Copy out the lines that have "diagram" in them.

------ Exercise materials ------

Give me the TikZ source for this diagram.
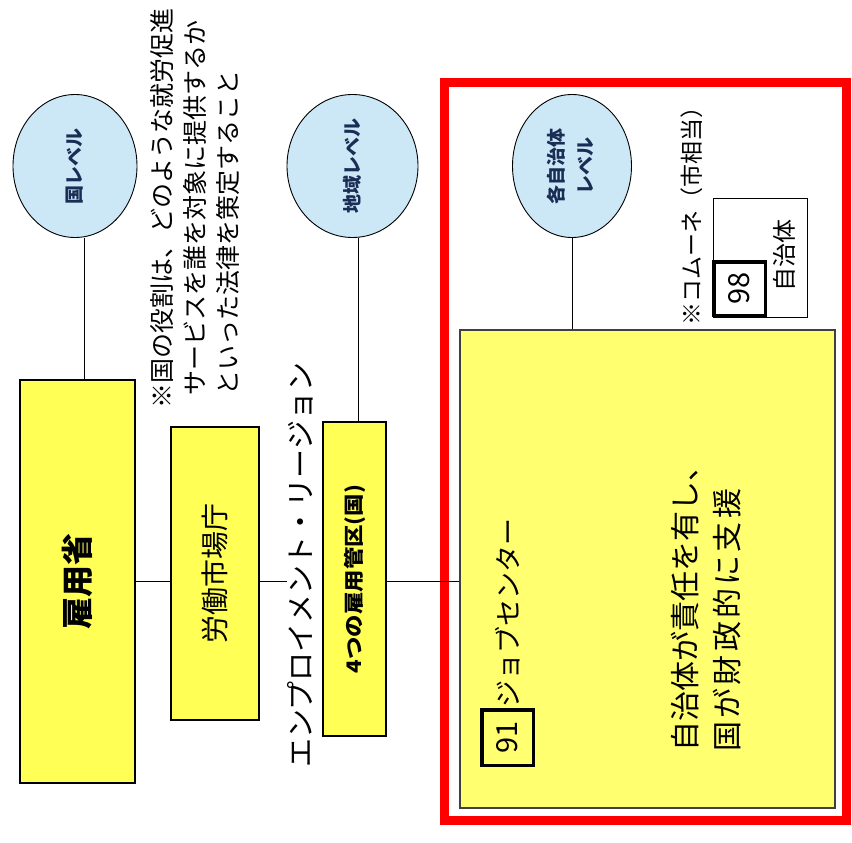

------
------ Exercise materials ------

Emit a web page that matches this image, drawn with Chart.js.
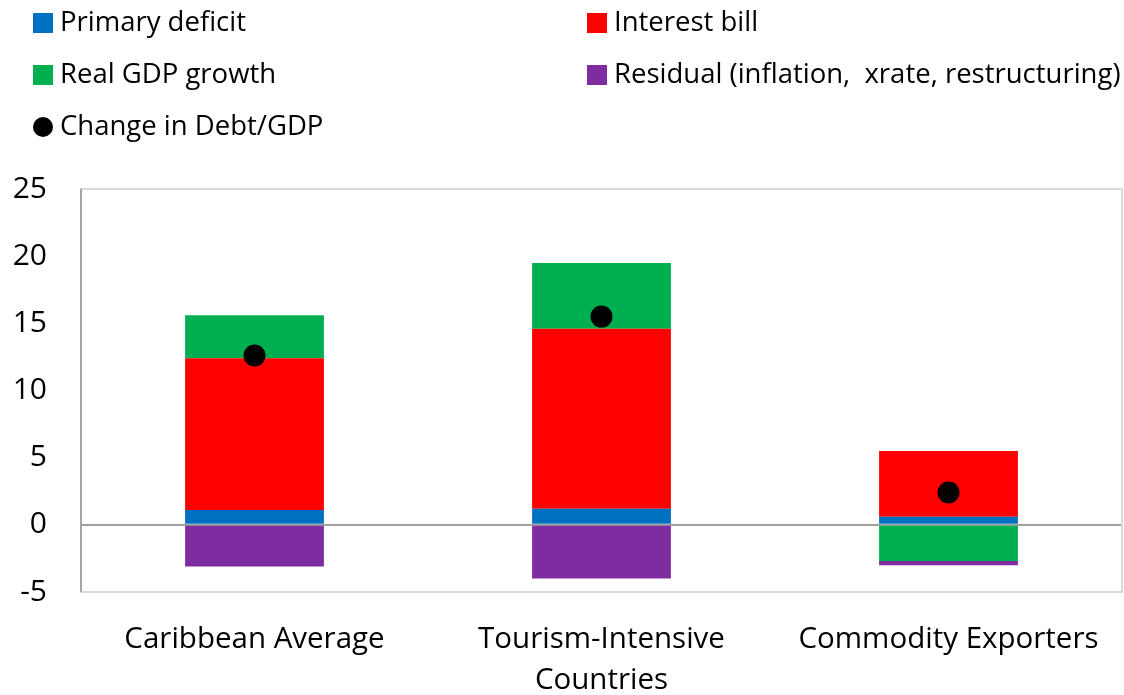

------
------ Exercise materials ------

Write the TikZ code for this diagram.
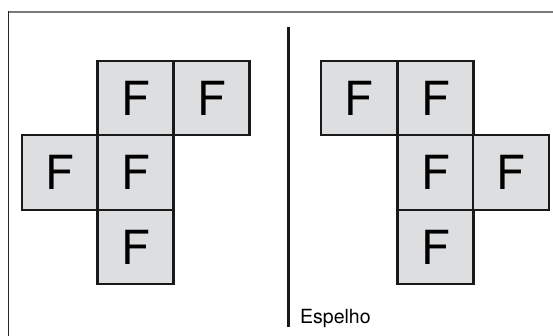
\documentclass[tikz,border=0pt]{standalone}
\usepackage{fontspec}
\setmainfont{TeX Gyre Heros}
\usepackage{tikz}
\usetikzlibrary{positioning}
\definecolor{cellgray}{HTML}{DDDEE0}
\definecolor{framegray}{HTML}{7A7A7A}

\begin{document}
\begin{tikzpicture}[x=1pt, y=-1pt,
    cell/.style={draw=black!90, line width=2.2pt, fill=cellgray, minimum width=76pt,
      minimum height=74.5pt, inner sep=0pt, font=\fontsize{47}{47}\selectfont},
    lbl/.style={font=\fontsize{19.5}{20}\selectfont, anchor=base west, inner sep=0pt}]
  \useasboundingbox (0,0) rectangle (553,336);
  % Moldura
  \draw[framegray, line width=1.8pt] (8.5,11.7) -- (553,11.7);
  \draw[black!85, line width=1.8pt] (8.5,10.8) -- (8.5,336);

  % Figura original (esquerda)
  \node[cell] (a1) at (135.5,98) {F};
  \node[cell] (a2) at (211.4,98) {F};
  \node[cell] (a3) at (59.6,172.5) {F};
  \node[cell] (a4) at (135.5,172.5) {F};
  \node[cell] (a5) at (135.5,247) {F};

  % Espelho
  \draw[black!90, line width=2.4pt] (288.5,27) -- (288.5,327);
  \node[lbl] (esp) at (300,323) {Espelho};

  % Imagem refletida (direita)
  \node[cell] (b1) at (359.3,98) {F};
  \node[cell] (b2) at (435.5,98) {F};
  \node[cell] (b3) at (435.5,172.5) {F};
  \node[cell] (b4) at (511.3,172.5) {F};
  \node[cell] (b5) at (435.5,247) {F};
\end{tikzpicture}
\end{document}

------

> **Solution to the problem**
Give me the TikZ source for this diagram.
Write the TikZ code for this diagram.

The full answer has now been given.